En St Mary’s, donde el viento nunca sopla del todo a favor y los focos parecen a ratos desear iluminar solo el drama, el Real Madrid Castilla vivió la crónica, tan blanca como cruel, de una noche que ya se escribe en las antologías del Southampton FC.
El Castilla quería mandar y mandó. La orquesta de Arbeloa, afinada y vertical, se instaló en el césped con el descaro que ofrece la historia y una plantilla que cuando combina huele a Bernabéu aunque suene a academia. Los primeros compases, sin embargo, rápido se tiñeron de incertidumbre: Fortea, el lateral que parece tener en los pies las rutas del Windsor, se fue al suelo en el cinco, tocado en el tobillo, y la sinfonía blanca perdió un músico cuando el partido aún debía probarse el traje. Manu Serrano tomó el relevo en el carril y Diego Aguado, a pierna cambiada, se vistió de comodín. El fútbol, ya ves.
Del otro lado, Southampton, que en el papel merecía respeto, empezó a asustar más por la contundencia de sus transiciones y la verticalidad de Oyekunle, que por cualquier artefacto de laboratorio. Los locales se crecieron a balón parado, fieles a la receta inglesa, y pusieron a prueba al meta Mestre en varias emboscadas que el portero sorteó con la elegancia de quien sabe que la portería es patria y refugio.
Y sin embargo, la película era del Castilla.
Porque Mesonero, ese medio que regresa como los héroes de guerra, se puso a distribuir juego con la precisión de un relojero suizo. Yáñez rompía líneas con su electricidad de banda y Bruno Iglesias, en el medio, marcaba el tempo con esa mezcla de instinto y rebeldía. El dominio blanco era tan evidente como la falta de recompensa. Hasta que, hacia el 77, apareció Thiago Pitarch tras jugada coral y, desde la frontal, tiró un disparo seco y ajustado al palo. Un gol de manual y de paciencia.
La narración de partido lo dicta el corazón, pero el fútbol lo decide la cabeza. El Castilla no mató el partido a pesar de que estuvo sobre la puerta de Bazunu como un poema de Neruda, insistente, profundo. Leiva y Palacios tuvieron ocasiones de aumentar la cuenta, pero la red del Southampton resistía cada intentona como la escollera que aguanta el envite blanco.
El descuento, ese territorio hostil
Si algo enseña el fútbol inglés es que todo descuento es territorio hostil. Los blancos llegaban al añadido manejando el balón y el destino, pero el Southampton, llevado por la épica y la desesperación, subió a su portero a rematar un córner en el minuto 94. Por un instante, St Mary’s fue un teatro clásico: salto del meta, cabezazo violento, parada heroica de Mestre y, ahí, el destino haciendo de las suyas. El rebote muerto, Okunola lo empujó a placer. El empate, el suspiro final, y la lección aprendida a zancadas: hasta el pitido final, todo es partido.

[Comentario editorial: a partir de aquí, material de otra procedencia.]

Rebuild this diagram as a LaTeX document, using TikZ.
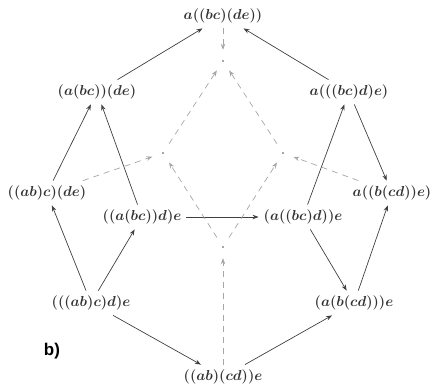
\documentclass[tikz,border=0pt]{standalone}
\usepackage{fontspec}
\setsansfont{Liberation Sans}
\usetikzlibrary{arrows.meta}
\begin{document}
\begin{tikzpicture}[x=1pt,y=-1pt,
  obj/.style={inner xsep=5pt, inner ysep=5pt, font=\fontsize{15.5}{19}\selectfont\boldmath, text=black!80},
  vx/.style={circle, minimum size=22pt, inner sep=0pt},
  mor/.style={draw=black!75, line width=0.7pt, -{Stealth[length=6pt,width=4.5pt]}},
  mod/.style={draw=black!35, line width=0.7pt, dash pattern=on 6pt off 5pt, -{Stealth[length=6pt,width=4.5pt]}},
]
\useasboundingbox (0,0) rectangle (430,387);

% bracketings of abcde
\node[obj] (top) at (223,16) {$a((bc)(de))$};
\node[obj] (l1) at (97,92) {$(a(bc))(de)$};
\node[obj] (r1) at (349,92) {$a(((bc)d)e)$};
\node[obj] (l2) at (47,193) {$((ab)c)(de)$};
\node[obj] (r2) at (392,193) {$a((b(cd))e)$};
\node[obj] (l3) at (142,217) {$((a(bc))d)e$};
\node[obj] (r3) at (303,217) {$(a((bc)d))e$};
\node[obj] (l4) at (91,303) {$(((ab)c)d)e$};
\node[obj] (r4) at (354,303) {$(a(b(cd)))e$};
\node[obj] (bot) at (223,377) {$((ab)(cd))e$};

% inner points
\node[vx] (pt) at (223,61) {};
\node[vx] (pl) at (163,153) {};
\node[vx] (pr) at (283,153) {};
\node[vx] (pb) at (223,247) {};
\foreach \p in {pt,pl,pr,pb} \fill[black!70] (\p) circle (0.9pt);

% outer arrows
\draw[mor] (l1) -- (top);
\draw[mor] (r1) -- (top);
\draw[mor] (l2) -- (l1);
\draw[mor] (l3) -- (l1);
\draw[mor] (l3) -- (r3);
\draw[mor] (r3) -- (r1);
\draw[mor] (r1) -- (r2);
\draw[mor] (r3) -- (r4);
\draw[mor] (r4) -- (r2);
\draw[mor] (l4) -- (l2);
\draw[mor] (l4) -- (l3);
\draw[mor] (l4) -- (bot);
\draw[mor] (bot) -- (r4);

% inner dashed arrows
\draw[mod] (top) -- (pt);
\draw[mod] (pl) -- (pt);
\draw[mod] (pr) -- (pt);
\draw[mod] (l2) -- (pl);
\draw[mod] (r2) -- (pr);
\draw[mod] (pb) -- (pl);
\draw[mod] (pb) -- (pr);
\draw[mod] (bot) -- (pb);

\node[font=\sffamily\bfseries\fontsize{17}{20}\selectfont] (lab) at (52,351) {b)};
\end{tikzpicture}
\end{document}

La ficha habla de amarillas para Mesonero, Yáñez, Aguado y Manuel Ángel, de lesiones que cortan ritmos y de una competición en la que solo los dos primeros de grupo se clasifican. El Castilla tendrá que viajar a Goodison Park y al Etihad para reclamar un sitio en los cuartos, pero en Southampton dejó algo más que puntos: dejó fútbol, carácter y, sobre todo, esa hondura de quien sabe que el objetivo no es solo pasar, sino aprender a levantarse después de cada esquina y cada rebote.
Arbeloa lamentó en silencio, los chicos miraban al césped buscando respuestas en los surcos, mientras los ingleses festejaban el empate como si el fútbol les hubiese regalado un pequeño milagro. Así es esto. A veces, es una jugada en el descuento; otras, la crónica de un equipo que supo mandar y ofrecerse entero a un partido que dolió más de lo que mereció.
En St Mary’s, al final, solo quedó la certeza de que el Castilla no solo juega para sumar puntos, sino para recordar que el fútbol es, siempre, el arte de vivir en el alambre y mirar de frente al drama cuando se presenta sin avisar.